Dataset section>

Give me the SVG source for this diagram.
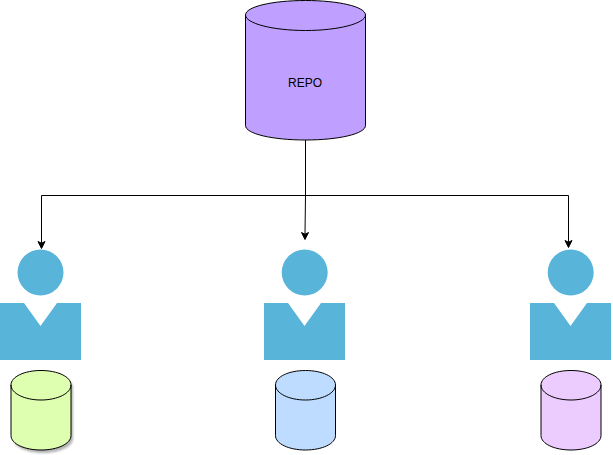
<svg xmlns="http://www.w3.org/2000/svg" width="613" height="455" viewBox="0 0 613 455">
<style>
.cyl{stroke:#000;stroke-width:1}
.cyl path.t{fill:none}
.p{fill:#59b4d9}
.c{fill:none;stroke:#000;stroke-width:1}
.a{fill:#000;stroke:#000;stroke-width:1}
text{font-family:"Liberation Sans",Arial,sans-serif;font-size:12px;fill:#000}
</style>
<defs>
<filter id="s" x="-20%" y="-20%" width="150%" height="150%"><feGaussianBlur stdDeviation="1"/></filter>
<path id="person" d="M0 303H24L40.500 326L57 303H81V360H0Z"/>
</defs>
<rect width="613" height="455" fill="#fff"/>
<g id="connectors">
<path class="c" d="M305.500 140V195.500H41.500V243"/>
<path class="a" d="M41.500 248.500L38 241.500L41.500 243.250L45 241.500Z"/>
<path class="c" d="M305.500 195.500L305 234"/>
<path class="a" d="M305 239.500L301.500 232.500L305 234.250L308.500 232.500Z"/>
<path class="c" d="M305.500 195.500H568.500V242"/>
<path class="a" d="M568.500 247.500L565 240.500L568.500 242.250L572 240.500Z"/>
</g>
<g id="repo" class="cyl">
<path fill="#bf9fff" d="M245.500 15C245.500 6.700 272.400 0.500 305.500 0.500C338.600 0.500 365.500 6.700 365.500 15V125.500C365.500 133.800 338.600 140 305.500 140C272.400 140 245.500 133.800 245.500 125.500Z"/>
<path class="t" d="M245.500 15C245.500 23.300 272.400 30.500 305.500 30.500C338.600 30.500 365.500 23.300 365.500 15"/>
<text x="305" y="87" text-anchor="middle" stroke="none">REPO</text>
</g>
<g id="person1"><circle class="p" cx="40.500" cy="272.500" r="23"/><use href="#person" class="p"/></g>
<g id="person2"><circle class="p" cx="304.700" cy="272.500" r="23"/><use href="#person" class="p" x="264"/></g>
<g id="person3"><circle class="p" cx="570.700" cy="272.500" r="23"/><use href="#person" class="p" x="530"/></g>
<g id="db1" class="cyl">
<path fill="#808080" opacity="0.6" stroke="none" filter="url(#s)" transform="translate(2 3)" d="M11 385C11 376.700 24.400 370.500 41 370.500C57.600 370.500 71 376.700 71 385V435.500C71 443.800 57.600 450 41 450C24.400 450 11 443.800 11 435.500Z"/>
<path fill="#dfffb0" d="M11 385C11 376.700 24.400 370.500 41 370.500C57.600 370.500 71 376.700 71 385V435.500C71 443.800 57.600 450 41 450C24.400 450 11 443.800 11 435.500Z"/>
<path class="t" d="M11 385C11 393.300 24.400 400 41 400C57.600 400 71 393.300 71 385"/>
</g>
<g id="db2" class="cyl">
<path fill="#bddcff" d="M275.500 385C275.500 376.700 288.900 370.500 305.500 370.500C322.100 370.500 335.500 376.700 335.500 385V435.500C335.500 443.800 322.100 450 305.500 450C288.900 450 275.500 443.800 275.500 435.500Z"/>
<path class="t" d="M275.500 385C275.500 393.300 288.900 400 305.500 400C322.100 400 335.500 393.300 335.500 385"/>
</g>
<g id="db3" class="cyl">
<path fill="#eccbff" d="M541 385C541 376.700 554.400 370.500 571 370.500C587.600 370.500 601 376.700 601 385V435.500C601 443.800 587.600 450 571 450C554.400 450 541 443.800 541 435.500Z"/>
<path class="t" d="M541 385C541 393.300 554.400 400 571 400C587.600 400 601 393.300 601 385"/>
</g>
</svg>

Exercise directions> Quote the full listing above word for word; exclude every picture from the copy.

Exercise result>
Give me the SVG source for this diagram.
<svg xmlns="http://www.w3.org/2000/svg" width="613" height="455" viewBox="0 0 613 455">
<style>
.cyl{stroke:#000;stroke-width:1}
.cyl path.t{fill:none}
.p{fill:#59b4d9}
.c{fill:none;stroke:#000;stroke-width:1}
.a{fill:#000;stroke:#000;stroke-width:1}
text{font-family:"Liberation Sans",Arial,sans-serif;font-size:12px;fill:#000}
</style>
<defs>
<filter id="s" x="-20%" y="-20%" width="150%" height="150%"><feGaussianBlur stdDeviation="1"/></filter>
<path id="person" d="M0 303H24L40.500 326L57 303H81V360H0Z"/>
</defs>
<rect width="613" height="455" fill="#fff"/>
<g id="connectors">
<path class="c" d="M305.500 140V195.500H41.500V243"/>
<path class="a" d="M41.500 248.500L38 241.500L41.500 243.250L45 241.500Z"/>
<path class="c" d="M305.500 195.500L305 234"/>
<path class="a" d="M305 239.500L301.500 232.500L305 234.250L308.500 232.500Z"/>
<path class="c" d="M305.500 195.500H568.500V242"/>
<path class="a" d="M568.500 247.500L565 240.500L568.500 242.250L572 240.500Z"/>
</g>
<g id="repo" class="cyl">
<path fill="#bf9fff" d="M245.500 15C245.500 6.700 272.400 0.500 305.500 0.500C338.600 0.500 365.500 6.700 365.500 15V125.500C365.500 133.800 338.600 140 305.500 140C272.400 140 245.500 133.800 245.500 125.500Z"/>
<path class="t" d="M245.500 15C245.500 23.300 272.400 30.500 305.500 30.500C338.600 30.500 365.500 23.300 365.500 15"/>
<text x="305" y="87" text-anchor="middle" stroke="none">REPO</text>
</g>
<g id="person1"><circle class="p" cx="40.500" cy="272.500" r="23"/><use href="#person" class="p"/></g>
<g id="person2"><circle class="p" cx="304.700" cy="272.500" r="23"/><use href="#person" class="p" x="264"/></g>
<g id="person3"><circle class="p" cx="570.700" cy="272.500" r="23"/><use href="#person" class="p" x="530"/></g>
<g id="db1" class="cyl">
<path fill="#808080" opacity="0.6" stroke="none" filter="url(#s)" transform="translate(2 3)" d="M11 385C11 376.700 24.400 370.500 41 370.500C57.600 370.500 71 376.700 71 385V435.500C71 443.800 57.600 450 41 450C24.400 450 11 443.800 11 435.500Z"/>
<path fill="#dfffb0" d="M11 385C11 376.700 24.400 370.500 41 370.500C57.600 370.500 71 376.700 71 385V435.500C71 443.800 57.600 450 41 450C24.400 450 11 443.800 11 435.500Z"/>
<path class="t" d="M11 385C11 393.300 24.400 400 41 400C57.600 400 71 393.300 71 385"/>
</g>
<g id="db2" class="cyl">
<path fill="#bddcff" d="M275.500 385C275.500 376.700 288.900 370.500 305.500 370.500C322.100 370.500 335.500 376.700 335.500 385V435.500C335.500 443.800 322.100 450 305.500 450C288.900 450 275.500 443.800 275.500 435.500Z"/>
<path class="t" d="M275.500 385C275.500 393.300 288.900 400 305.500 400C322.100 400 335.500 393.300 335.500 385"/>
</g>
<g id="db3" class="cyl">
<path fill="#eccbff" d="M541 385C541 376.700 554.400 370.500 571 370.500C587.600 370.500 601 376.700 601 385V435.500C601 443.800 587.600 450 571 450C554.400 450 541 443.800 541 435.500Z"/>
<path class="t" d="M541 385C541 393.300 554.400 400 571 400C587.600 400 601 393.300 601 385"/>
</g>
</svg>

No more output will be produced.